§ **Exercise details**:
Extract the lines of the material below, beginning with the first and ending with the line that holds "axis_gray = '#8c8c8c'". Skip every picture.
########
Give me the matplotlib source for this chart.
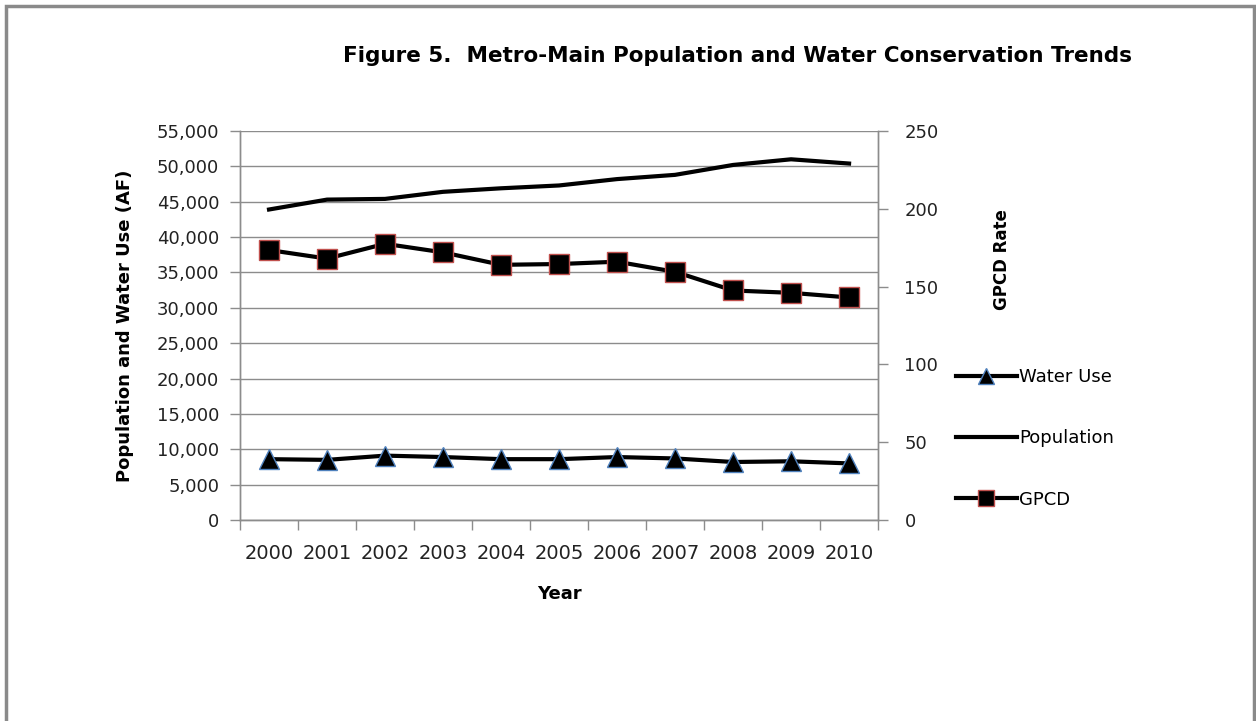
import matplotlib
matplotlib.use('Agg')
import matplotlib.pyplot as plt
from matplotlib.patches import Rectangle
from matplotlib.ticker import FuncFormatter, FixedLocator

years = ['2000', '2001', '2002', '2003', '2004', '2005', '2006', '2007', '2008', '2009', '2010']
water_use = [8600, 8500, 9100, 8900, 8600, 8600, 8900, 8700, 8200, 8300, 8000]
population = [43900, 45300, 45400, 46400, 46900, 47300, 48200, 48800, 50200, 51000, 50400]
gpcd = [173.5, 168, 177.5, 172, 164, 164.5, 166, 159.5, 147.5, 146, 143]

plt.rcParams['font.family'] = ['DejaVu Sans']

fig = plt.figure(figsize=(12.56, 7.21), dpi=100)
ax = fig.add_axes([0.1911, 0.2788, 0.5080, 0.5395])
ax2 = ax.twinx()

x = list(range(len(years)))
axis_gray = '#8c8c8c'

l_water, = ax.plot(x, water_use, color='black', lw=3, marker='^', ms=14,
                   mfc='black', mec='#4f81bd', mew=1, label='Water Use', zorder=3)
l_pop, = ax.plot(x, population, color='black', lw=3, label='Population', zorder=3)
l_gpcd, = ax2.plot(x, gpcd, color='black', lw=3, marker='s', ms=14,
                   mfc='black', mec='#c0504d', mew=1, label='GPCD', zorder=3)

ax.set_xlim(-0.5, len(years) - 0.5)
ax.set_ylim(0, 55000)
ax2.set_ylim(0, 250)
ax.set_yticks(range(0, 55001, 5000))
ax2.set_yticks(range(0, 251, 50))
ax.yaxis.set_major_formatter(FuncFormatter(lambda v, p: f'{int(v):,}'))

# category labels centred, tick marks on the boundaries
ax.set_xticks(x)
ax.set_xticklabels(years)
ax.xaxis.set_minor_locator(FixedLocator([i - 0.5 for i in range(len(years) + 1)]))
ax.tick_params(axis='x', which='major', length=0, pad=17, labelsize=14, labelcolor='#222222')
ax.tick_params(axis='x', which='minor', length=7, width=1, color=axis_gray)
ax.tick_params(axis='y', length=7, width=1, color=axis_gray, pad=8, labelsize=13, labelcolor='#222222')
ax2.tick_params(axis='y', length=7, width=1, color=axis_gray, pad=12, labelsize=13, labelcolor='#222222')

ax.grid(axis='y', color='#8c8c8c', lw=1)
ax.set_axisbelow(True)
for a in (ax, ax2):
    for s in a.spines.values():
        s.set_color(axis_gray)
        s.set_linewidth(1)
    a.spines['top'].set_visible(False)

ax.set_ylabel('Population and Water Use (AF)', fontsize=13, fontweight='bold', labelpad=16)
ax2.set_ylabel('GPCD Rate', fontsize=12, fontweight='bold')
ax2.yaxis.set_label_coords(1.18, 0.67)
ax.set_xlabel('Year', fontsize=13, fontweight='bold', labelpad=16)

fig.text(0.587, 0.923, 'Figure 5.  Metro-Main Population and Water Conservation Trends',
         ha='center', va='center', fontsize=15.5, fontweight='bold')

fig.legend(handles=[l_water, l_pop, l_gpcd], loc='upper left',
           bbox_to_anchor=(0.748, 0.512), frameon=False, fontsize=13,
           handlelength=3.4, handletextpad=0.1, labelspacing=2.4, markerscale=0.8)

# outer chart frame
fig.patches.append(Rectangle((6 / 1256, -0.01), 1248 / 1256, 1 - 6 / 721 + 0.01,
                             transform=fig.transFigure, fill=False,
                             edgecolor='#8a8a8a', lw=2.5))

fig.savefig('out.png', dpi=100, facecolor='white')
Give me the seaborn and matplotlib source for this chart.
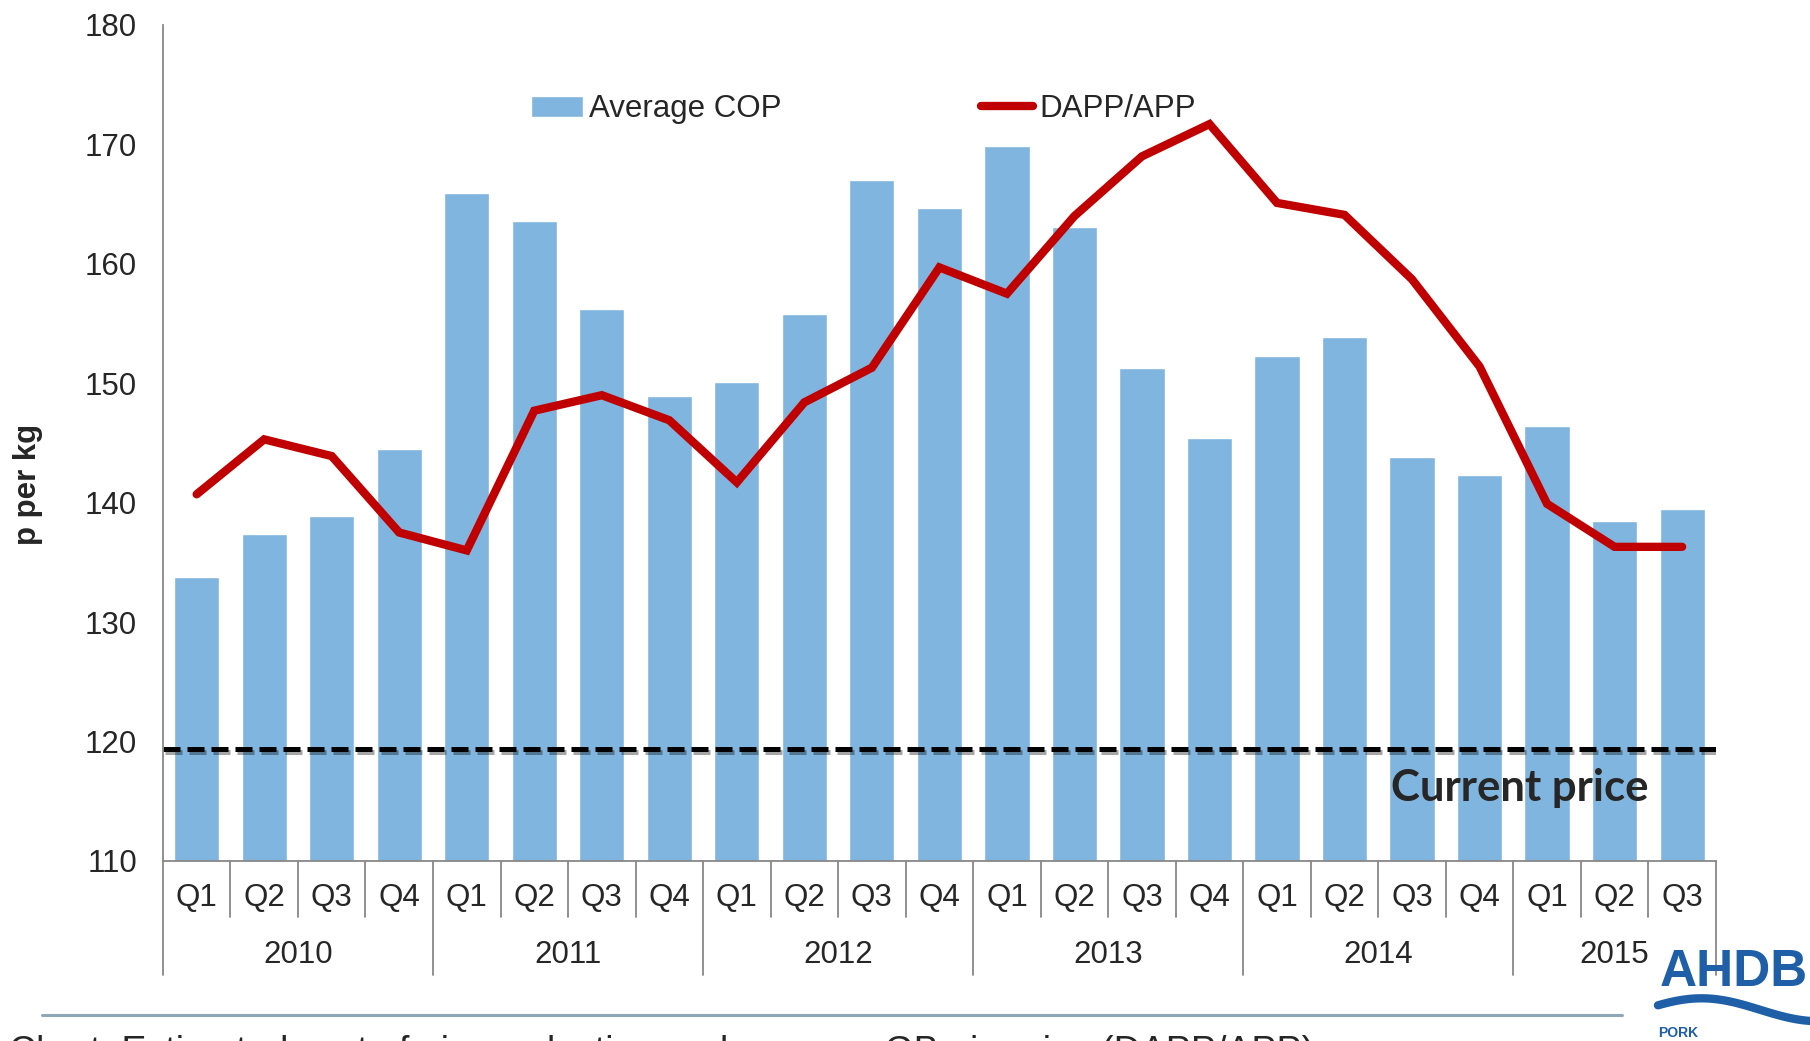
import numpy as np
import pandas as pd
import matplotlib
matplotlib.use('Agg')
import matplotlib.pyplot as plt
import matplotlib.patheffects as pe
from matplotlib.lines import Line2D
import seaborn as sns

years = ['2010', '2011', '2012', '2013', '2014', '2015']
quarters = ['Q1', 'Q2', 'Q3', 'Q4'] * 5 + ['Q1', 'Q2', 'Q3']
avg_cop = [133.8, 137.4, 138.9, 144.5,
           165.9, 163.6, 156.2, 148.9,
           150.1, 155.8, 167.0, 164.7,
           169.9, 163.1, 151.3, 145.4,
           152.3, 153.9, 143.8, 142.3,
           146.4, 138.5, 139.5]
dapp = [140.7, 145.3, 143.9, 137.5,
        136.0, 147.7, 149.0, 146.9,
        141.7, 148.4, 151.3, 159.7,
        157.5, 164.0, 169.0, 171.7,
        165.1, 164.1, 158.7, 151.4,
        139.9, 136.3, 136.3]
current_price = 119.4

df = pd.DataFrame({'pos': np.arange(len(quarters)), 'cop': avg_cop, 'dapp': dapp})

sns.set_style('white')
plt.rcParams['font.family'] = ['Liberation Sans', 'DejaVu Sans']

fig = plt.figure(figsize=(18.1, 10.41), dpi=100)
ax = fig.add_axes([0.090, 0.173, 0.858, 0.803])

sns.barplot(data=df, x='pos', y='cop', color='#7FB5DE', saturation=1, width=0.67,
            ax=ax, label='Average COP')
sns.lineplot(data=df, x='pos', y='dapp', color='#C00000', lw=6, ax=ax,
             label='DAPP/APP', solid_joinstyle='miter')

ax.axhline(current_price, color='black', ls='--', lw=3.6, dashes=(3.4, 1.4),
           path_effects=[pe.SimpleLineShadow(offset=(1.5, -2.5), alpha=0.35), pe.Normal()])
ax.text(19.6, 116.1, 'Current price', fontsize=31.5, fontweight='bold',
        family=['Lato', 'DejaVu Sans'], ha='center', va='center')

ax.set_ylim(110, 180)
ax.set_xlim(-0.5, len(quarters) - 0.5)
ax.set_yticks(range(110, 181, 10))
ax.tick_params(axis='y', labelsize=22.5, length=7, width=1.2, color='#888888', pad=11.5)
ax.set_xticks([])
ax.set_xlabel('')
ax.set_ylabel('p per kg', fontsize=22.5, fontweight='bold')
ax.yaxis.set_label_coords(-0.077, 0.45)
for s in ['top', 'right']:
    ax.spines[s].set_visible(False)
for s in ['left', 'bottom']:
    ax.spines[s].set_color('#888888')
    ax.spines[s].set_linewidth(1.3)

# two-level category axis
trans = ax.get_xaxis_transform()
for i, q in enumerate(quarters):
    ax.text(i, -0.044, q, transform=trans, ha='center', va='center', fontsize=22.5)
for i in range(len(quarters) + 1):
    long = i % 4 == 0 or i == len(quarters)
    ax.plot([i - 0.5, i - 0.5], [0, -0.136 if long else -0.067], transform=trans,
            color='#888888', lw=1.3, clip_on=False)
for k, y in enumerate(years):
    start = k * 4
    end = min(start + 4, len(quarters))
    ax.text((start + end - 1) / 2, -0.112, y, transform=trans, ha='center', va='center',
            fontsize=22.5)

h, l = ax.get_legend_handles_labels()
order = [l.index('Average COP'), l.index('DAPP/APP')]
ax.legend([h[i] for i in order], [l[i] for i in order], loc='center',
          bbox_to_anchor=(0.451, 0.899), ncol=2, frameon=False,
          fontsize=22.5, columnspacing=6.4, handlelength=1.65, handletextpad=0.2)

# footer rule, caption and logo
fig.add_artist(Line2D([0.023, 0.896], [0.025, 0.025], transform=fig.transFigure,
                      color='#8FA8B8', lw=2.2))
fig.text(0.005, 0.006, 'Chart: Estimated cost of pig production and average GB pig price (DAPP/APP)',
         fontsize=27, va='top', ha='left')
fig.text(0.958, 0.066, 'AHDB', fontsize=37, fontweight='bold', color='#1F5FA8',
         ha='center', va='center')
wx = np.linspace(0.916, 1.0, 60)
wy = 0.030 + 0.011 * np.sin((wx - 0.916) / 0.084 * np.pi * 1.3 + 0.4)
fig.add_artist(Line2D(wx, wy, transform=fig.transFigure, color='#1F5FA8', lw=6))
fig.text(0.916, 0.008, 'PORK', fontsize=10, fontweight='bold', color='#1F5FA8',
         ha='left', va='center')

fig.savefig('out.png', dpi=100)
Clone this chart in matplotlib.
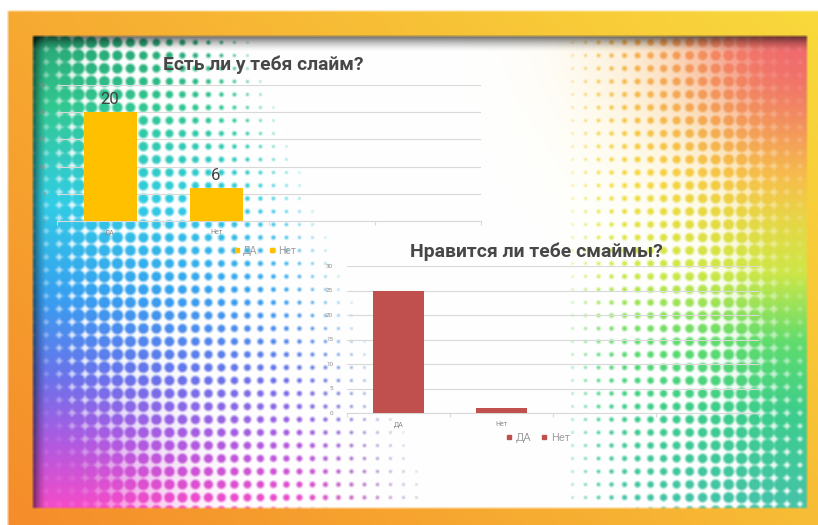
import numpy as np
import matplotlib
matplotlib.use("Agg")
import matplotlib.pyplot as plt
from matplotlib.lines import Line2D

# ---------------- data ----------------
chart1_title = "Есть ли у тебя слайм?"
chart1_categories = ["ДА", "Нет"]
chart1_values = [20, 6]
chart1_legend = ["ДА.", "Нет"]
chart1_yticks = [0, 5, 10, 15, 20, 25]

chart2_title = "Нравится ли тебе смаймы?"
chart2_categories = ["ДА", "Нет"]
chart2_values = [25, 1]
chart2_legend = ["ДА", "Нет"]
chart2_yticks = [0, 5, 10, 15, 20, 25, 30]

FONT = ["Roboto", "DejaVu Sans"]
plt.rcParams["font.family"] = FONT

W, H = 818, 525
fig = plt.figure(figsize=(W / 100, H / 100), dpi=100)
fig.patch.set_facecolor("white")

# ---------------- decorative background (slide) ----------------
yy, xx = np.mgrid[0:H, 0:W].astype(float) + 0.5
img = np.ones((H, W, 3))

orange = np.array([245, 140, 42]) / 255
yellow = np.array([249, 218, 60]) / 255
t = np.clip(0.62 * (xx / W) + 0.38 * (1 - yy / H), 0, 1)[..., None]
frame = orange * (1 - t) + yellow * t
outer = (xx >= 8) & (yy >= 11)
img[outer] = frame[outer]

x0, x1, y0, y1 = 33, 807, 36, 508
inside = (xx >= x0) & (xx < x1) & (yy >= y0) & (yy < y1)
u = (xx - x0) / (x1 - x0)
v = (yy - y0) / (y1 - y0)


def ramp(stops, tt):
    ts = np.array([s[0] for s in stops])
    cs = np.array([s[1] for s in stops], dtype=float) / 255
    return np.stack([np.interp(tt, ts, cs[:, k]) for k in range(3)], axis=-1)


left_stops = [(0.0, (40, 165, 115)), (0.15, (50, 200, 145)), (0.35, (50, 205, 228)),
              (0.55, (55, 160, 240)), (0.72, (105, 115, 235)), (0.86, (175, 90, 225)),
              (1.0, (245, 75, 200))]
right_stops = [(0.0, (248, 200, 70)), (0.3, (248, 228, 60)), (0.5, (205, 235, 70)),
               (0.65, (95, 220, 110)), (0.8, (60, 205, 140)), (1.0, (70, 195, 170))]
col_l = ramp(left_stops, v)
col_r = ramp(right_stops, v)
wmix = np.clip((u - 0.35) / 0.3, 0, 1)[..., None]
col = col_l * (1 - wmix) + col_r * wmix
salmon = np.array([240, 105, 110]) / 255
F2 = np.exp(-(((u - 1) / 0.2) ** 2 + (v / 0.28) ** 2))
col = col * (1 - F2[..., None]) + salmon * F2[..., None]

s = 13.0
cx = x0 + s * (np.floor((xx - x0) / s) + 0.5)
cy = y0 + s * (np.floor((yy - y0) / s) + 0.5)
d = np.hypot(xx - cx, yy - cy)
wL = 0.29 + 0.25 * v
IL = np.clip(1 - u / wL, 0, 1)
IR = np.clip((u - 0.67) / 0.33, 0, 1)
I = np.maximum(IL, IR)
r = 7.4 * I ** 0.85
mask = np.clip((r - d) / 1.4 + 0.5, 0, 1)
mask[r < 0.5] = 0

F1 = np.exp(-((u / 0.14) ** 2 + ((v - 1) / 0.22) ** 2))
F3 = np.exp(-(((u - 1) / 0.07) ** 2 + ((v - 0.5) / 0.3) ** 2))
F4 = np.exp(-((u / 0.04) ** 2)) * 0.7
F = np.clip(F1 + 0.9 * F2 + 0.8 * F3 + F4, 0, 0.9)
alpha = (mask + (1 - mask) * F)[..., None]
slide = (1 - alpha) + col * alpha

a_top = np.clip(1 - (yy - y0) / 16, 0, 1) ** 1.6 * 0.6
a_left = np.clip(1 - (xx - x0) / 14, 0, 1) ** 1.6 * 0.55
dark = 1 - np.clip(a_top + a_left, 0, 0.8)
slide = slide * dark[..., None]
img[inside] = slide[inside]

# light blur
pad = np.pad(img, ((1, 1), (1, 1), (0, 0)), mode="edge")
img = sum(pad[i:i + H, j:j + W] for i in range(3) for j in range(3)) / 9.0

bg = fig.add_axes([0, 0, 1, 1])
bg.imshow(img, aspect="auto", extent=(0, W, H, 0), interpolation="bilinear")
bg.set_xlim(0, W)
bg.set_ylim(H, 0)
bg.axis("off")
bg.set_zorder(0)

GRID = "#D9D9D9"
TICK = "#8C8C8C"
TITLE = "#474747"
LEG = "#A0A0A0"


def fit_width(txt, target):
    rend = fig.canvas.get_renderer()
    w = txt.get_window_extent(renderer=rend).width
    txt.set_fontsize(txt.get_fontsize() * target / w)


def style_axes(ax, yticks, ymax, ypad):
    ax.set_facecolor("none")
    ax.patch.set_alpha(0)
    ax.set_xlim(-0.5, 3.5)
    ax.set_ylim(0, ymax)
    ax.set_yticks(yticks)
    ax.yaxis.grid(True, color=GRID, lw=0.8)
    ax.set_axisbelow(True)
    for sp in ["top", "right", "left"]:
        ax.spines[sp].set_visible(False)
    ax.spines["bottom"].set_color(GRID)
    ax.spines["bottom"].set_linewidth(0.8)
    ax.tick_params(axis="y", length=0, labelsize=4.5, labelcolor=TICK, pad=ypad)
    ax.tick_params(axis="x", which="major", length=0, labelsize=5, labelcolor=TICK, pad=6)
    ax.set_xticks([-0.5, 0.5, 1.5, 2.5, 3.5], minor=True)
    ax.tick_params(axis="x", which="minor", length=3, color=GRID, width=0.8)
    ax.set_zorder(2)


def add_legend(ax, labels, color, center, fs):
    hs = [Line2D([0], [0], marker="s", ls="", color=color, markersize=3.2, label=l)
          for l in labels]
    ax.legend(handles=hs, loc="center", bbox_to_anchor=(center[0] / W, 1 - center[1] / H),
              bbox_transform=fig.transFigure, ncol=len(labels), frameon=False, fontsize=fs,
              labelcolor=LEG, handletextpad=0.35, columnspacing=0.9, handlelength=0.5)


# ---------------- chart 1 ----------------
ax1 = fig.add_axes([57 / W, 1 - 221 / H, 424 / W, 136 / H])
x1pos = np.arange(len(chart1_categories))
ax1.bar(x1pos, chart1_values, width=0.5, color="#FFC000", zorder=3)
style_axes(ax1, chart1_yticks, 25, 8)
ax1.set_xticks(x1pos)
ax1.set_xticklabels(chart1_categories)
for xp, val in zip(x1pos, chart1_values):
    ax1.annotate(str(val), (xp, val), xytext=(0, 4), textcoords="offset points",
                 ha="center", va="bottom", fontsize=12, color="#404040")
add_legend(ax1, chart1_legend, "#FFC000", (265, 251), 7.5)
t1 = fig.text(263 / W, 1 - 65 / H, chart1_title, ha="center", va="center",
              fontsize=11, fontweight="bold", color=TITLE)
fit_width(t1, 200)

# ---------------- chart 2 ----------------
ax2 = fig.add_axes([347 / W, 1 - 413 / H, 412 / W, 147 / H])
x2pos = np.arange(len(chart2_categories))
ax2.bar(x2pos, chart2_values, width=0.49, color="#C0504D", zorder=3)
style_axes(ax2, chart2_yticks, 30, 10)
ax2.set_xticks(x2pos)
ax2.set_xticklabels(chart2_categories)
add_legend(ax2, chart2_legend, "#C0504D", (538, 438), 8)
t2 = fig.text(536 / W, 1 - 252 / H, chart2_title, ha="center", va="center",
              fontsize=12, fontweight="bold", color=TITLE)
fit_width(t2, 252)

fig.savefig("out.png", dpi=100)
########
§ **Written response**:
Give me the matplotlib source for this chart.
import matplotlib
matplotlib.use('Agg')
import matplotlib.pyplot as plt
from matplotlib.patches import Rectangle
from matplotlib.ticker import FuncFormatter, FixedLocator

years = ['2000', '2001', '2002', '2003', '2004', '2005', '2006', '2007', '2008', '2009', '2010']
water_use = [8600, 8500, 9100, 8900, 8600, 8600, 8900, 8700, 8200, 8300, 8000]
population = [43900, 45300, 45400, 46400, 46900, 47300, 48200, 48800, 50200, 51000, 50400]
gpcd = [173.5, 168, 177.5, 172, 164, 164.5, 166, 159.5, 147.5, 146, 143]

plt.rcParams['font.family'] = ['DejaVu Sans']

fig = plt.figure(figsize=(12.56, 7.21), dpi=100)
ax = fig.add_axes([0.1911, 0.2788, 0.5080, 0.5395])
ax2 = ax.twinx()

x = list(range(len(years)))
axis_gray = '#8c8c8c'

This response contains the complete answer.